News – some good quotations

Andrew Goodwin suggests that ‘the real issue is whether the range of biases represented is fair

 

John Fiske notes that ‘News, of course, can never give a full, accurate objective picture of reality nor should it attempt to, for such an enterprise can only serve to increase its authority and decrease people’s opportunity to “argue” with it, to negotiate with it.

 

I F Stone argues that ‘most of the time, objectivity is just the rationale for regurgitating the conventional wisdom of the day

 

Daniel Chandler cites that a correspondence has often been reported between the order of importance which the media give to ‘issues’ and the order of significance attached to them by the public and by politicians.

 

Stuart Hall notes that ‘journalists speak of “the news” as if events select themselves.

 

Richard Hoggart argued that the most important filter through which news is constructed is ‘the cultural air we breathe, the whole ideological atmosphere of our society…

 

John Fiske notes that ‘All television channels or networks use an early evening news programme to lead into their prime-time schedules. This is designed to draw the male of the household into the TV audience… though it often ends with a “softer” item that is intended to bring the female back into the audience.

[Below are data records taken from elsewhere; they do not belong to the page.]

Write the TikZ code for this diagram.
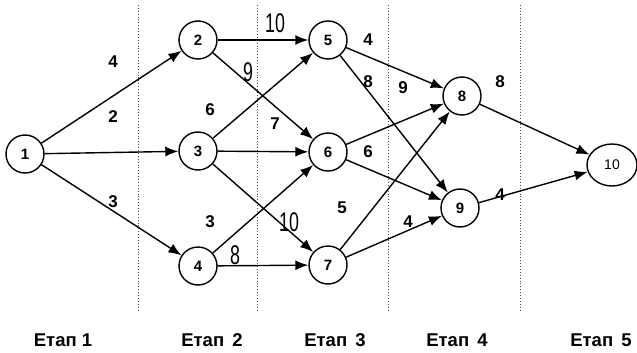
\documentclass[tikz,border=0pt]{standalone}
\usepackage{fontspec}
\setmainfont{Liberation Sans}
\newfontfamily\narrowfont[FakeStretch=0.66]{Liberation Sans}
\usetikzlibrary{arrows.meta,shapes.geometric}
\begin{document}
\begin{tikzpicture}[x=1pt,y=-1pt,
  vert/.style={circle,draw,line width=1.4pt,minimum size=38pt,inner sep=0pt,font=\bfseries\fontsize{15}{15}\selectfont},
  edge/.style={line width=1.4pt,-{Latex[length=13pt,width=10pt]}},
  wt/.style={font=\bfseries\fontsize{17}{17}\selectfont},
  wtn/.style={font=\narrowfont\fontsize{27}{27}\selectfont},
  stagesep/.style={dotted,line width=0.9pt,gray!60!black},
  stagelbl/.style={font=\bfseries\fontsize{18.5}{18.5}\selectfont}]
\useasboundingbox (0,0) rectangle (637,353);
\node[vert] (n1) at (25,154) {1};
\node[vert] (n2) at (198,40) {2};
\node[vert] (n3) at (198,151) {3};
\node[vert] (n4) at (198,266) {4};
\node[vert] (n5) at (328,40) {5};
\node[vert] (n6) at (328,152) {6};
\node[vert] (n7) at (328,265) {7};
\node[vert] (n8) at (462,96) {8};
\node[vert] (n9) at (460,208) {9};
\node[ellipse,draw,line width=1.4pt,minimum width=50pt,minimum height=42pt,inner sep=0pt,font=\fontsize{14}{14}\selectfont] (n10) at (612,165) {10};
% stage separators
\coordinate (s1t) at (138,5); \coordinate (s1b) at (138,310);
\coordinate (s2t) at (257,5); \coordinate (s2b) at (257,310);
\coordinate (s3t) at (388,5); \coordinate (s3b) at (388,310);
\coordinate (s4t) at (520,5); \coordinate (s4b) at (520,310);
\draw[stagesep] (s1t) -- (s1b);
\draw[stagesep] (s2t) -- (s2b);
\draw[stagesep] (s3t) -- (s3b);
\draw[stagesep] (s4t) -- (s4b);
% edges
\draw[edge] (n1) -- (n2);
\draw[edge] (n1) -- (n3);
\draw[edge] (n1) -- (n4);
\draw[edge] (n2) -- (n5);
\draw[edge] (n2) -- (n6);
\draw[edge] (n3) -- (n5);
\draw[edge] (n3) -- (n6);
\draw[edge] (n3) -- (n7);
\draw[edge] (n4) -- (n6);
\draw[edge] (n4) -- (n7);
\draw[edge] (n5) -- (n8);
\draw[edge] (n5) -- (n9);
\draw[edge] (n6) -- (n8);
\draw[edge] (n6) -- (n9);
\draw[edge] (n7) -- (n8);
\draw[edge] (n7) -- (n9);
\draw[edge] (n8) -- (n10);
\draw[edge] (n9) -- (n10);
% weights
\node[wt] (w12) at (113,62) {4};
\node[wt] (w13) at (113,117) {2};
\node[wt] (w14) at (113,202) {3};
\node[wtn] (w25) at (275,23) {10};
\node[wtn] (w26) at (248,72) {9};
\node[wt] (w35) at (210,110) {6};
\node[wt] (w36) at (275,124) {7};
\node[wt] (w46) at (210,222) {3};
\node[wtn] (w37) at (289,222) {10};
\node[wtn] (w47) at (235,255) {8};
\node[wt] (w58) at (368,40) {4};
\node[wt] (w59) at (368,82) {8};
\node[wt] (w68) at (403,88) {9};
\node[wt] (w69) at (368,152) {6};
\node[wt] (w810) at (500,82) {8};
\node[wt] (w78) at (342,208) {5};
\node[wt] (w79) at (408,222) {4};
\node[wt] (w910) at (500,195) {4};
% stage labels
\node[stagelbl] (e1) at (63,340) {Етап 1};
\node[stagelbl] (e2) at (212,340) {Етап\ \,2};
\node[stagelbl] (e3) at (335,340) {Етап\ \,3};
\node[stagelbl] (e4) at (457,340) {Етап\ \,4};
\node[stagelbl] (e5) at (601,340) {Етап\ \,5};
\end{tikzpicture}
\end{document}
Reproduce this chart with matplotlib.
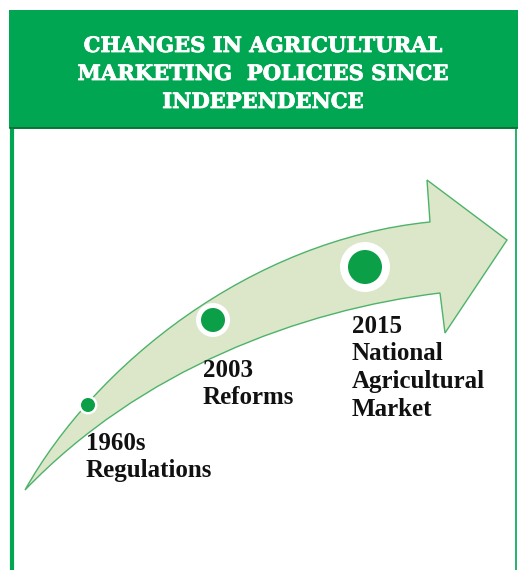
import matplotlib
matplotlib.use("Agg")
import matplotlib.pyplot as plt
from matplotlib.path import Path
from matplotlib.patches import PathPatch, Rectangle, Circle
import matplotlib.patheffects as pe

# ---- content ----
title_lines = ["CHANGES IN AGRICULTURAL", "MARKETING  POLICIES SINCE", "INDEPENDENCE"]
years = ["1960s", "2003", "2015"]
events = [["Regulations"], ["Reforms"], ["National", "Agricultural", "Market"]]
milestone_size = [1, 2, 3]  # relative marker size along the arrow

# ---- colours ----
GREEN = "#00A651"
ARROW_FILL = "#DCE6C9"
ARROW_EDGE = "#4DB36A"
DOT = "#0B9F48"

W, H = 518, 570
fig = plt.figure(figsize=(W / 100, H / 100), dpi=100)
ax = fig.add_axes([0, 0, 1, 1])
ax.set_xlim(0, W)
ax.set_ylim(H, 0)
ax.axis("off")

# panel
ax.add_patch(Rectangle((11, 128), 505, 450, facecolor="white", edgecolor=GREEN, lw=1.2, zorder=1))
ax.plot([11.5, 11.5], [128, 570], color=GREEN, lw=3, zorder=2)
# header
ax.add_patch(Rectangle((9, 10), 515, 118, facecolor=GREEN, edgecolor="none", zorder=2))
ax.plot([10, 518], [128, 128], color="#0a6b34", lw=1.2, zorder=3)

for i, line in enumerate(title_lines):
    ax.text(263, 52 + i * 28, line, color="white", fontsize=15.2, fontweight="bold",
            family="DejaVu Serif", ha="center", va="baseline", zorder=4,
            path_effects=[pe.withStroke(linewidth=0.6, foreground="white")])

# arrow
verts = [(25, 490),
         (95, 365), (250, 240), (430, 222),
         (427, 180), (507, 240), (445, 333), (440, 293),
         (300, 310), (140, 370), (25, 490),
         (25, 490)]
codes = [Path.MOVETO,
         Path.CURVE4, Path.CURVE4, Path.CURVE4,
         Path.LINETO, Path.LINETO, Path.LINETO, Path.LINETO,
         Path.CURVE4, Path.CURVE4, Path.CURVE4,
         Path.CLOSEPOLY]
ax.add_patch(PathPatch(Path(verts, codes), facecolor=ARROW_FILL, edgecolor=ARROW_EDGE,
                       lw=1.0, zorder=3, joinstyle="miter"))

# milestones
centers = [(88, 405), (213, 320), (365, 267)]
for (cx, cy), s in zip(centers, milestone_size):
    r_in = [7, 12, 17][s - 1]
    r_out = [9.5, 17, 25][s - 1]
    ax.add_patch(Circle((cx, cy), r_out, facecolor="white", edgecolor="none", zorder=4))
    ax.add_patch(Circle((cx, cy), r_in, facecolor=DOT, edgecolor="none", zorder=5))

label_pos = [(86, 450), (203, 377), (352, 333)]
for (x, y), yr, ev in zip(label_pos, years, events):
    lines = [yr] + ev
    for j, t in enumerate(lines):
        ax.text(x, y + j * 27.5, t, fontsize=18, fontweight="bold", family="Liberation Serif",
                color="#111111", ha="left", va="baseline", zorder=6)

fig.savefig("out.png", dpi=100)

Supplementary articles on TV News

Herman and Chomsky’s Propaganda Model of News
Five filters which ensure only certain kinds of information filter through; filters which ensure privileged info which suits the interests of powerful elites. These filters are:

  1. ownership: a few large and wealthy organisations – news is more apt to be pro their owner’s interests.
  2. advertising: affluent audiences needed; advertisers need a buying mood – lighter stories
  3. sourcing: tight timetables lead to journalists accepting pre-packaged information therefore well-resourced organisations can gear up to supply these ‘packages’ and they can reflect their interests.
  4. flak: certain stories can generate expensive legal battles e.g. evidence against the tobacco industry.
  5. ideological: unquestioned assumptions about the superiority of capitalism over communism; currently US v Iraq.

 

Van Zoonen 1994
“In feminist research the conclusion is that media output fails to represent the actual numbers of women in the world (51%) and their contribution to the labour force.”

 

From John Hartley
How to analyse a news programme:

News as an industrial commodity

Journalism: news values
Competition: news as a commercial commodity; sources; rival news media
Entertainment – how to retain viewers while telling them unpalatable truths; how does news appeal and appal?
Regulation: licensing; ‘decency’; self-censorship; violence (but not between intimates); dead bodies but not in close-up (broken during most recent gulf war!)

 

News as a generic form

Visual elements; décor, set, graphics
Verbal / sound effects; institutional voices (reporters/ commentators / anchors) accessed voices (‘real’ people);effects (music/ dubbed sounds)
Narration: plot of stories; characters(we/they) (personifications: heroes/ villains / victims); action and dialogue within and between stories.
Differentiation: how news is like and unlike other genres (advertising /talk shows /drama) and media (papers / radio / internet.)

 

News as dramatisation of democracy

Our representatives – talking heads (decision making); Visualised by location (reporters outside no. 10); celebs (actions and remarks) based on bodily recognition.
Vox pops: ‘ordinary’ people’s views, soundbites of the ‘chorus’ of politics.
National identity: myths of who we are, ‘we love children’, ‘we are free’, ‘ …they are illegal immigrants’…

 

News as a regime of truth

Impartiality versus bias
Conflict: truth as a ‘product’ of both sides; truth as violence!
Eyewitness ideology: ‘being there’ is trustworthy; but the info comes form a handout and a reporter stands in front of the relevant scene.
Fact versus fiction: news has eye contact but no music, drama has music but no eye contact!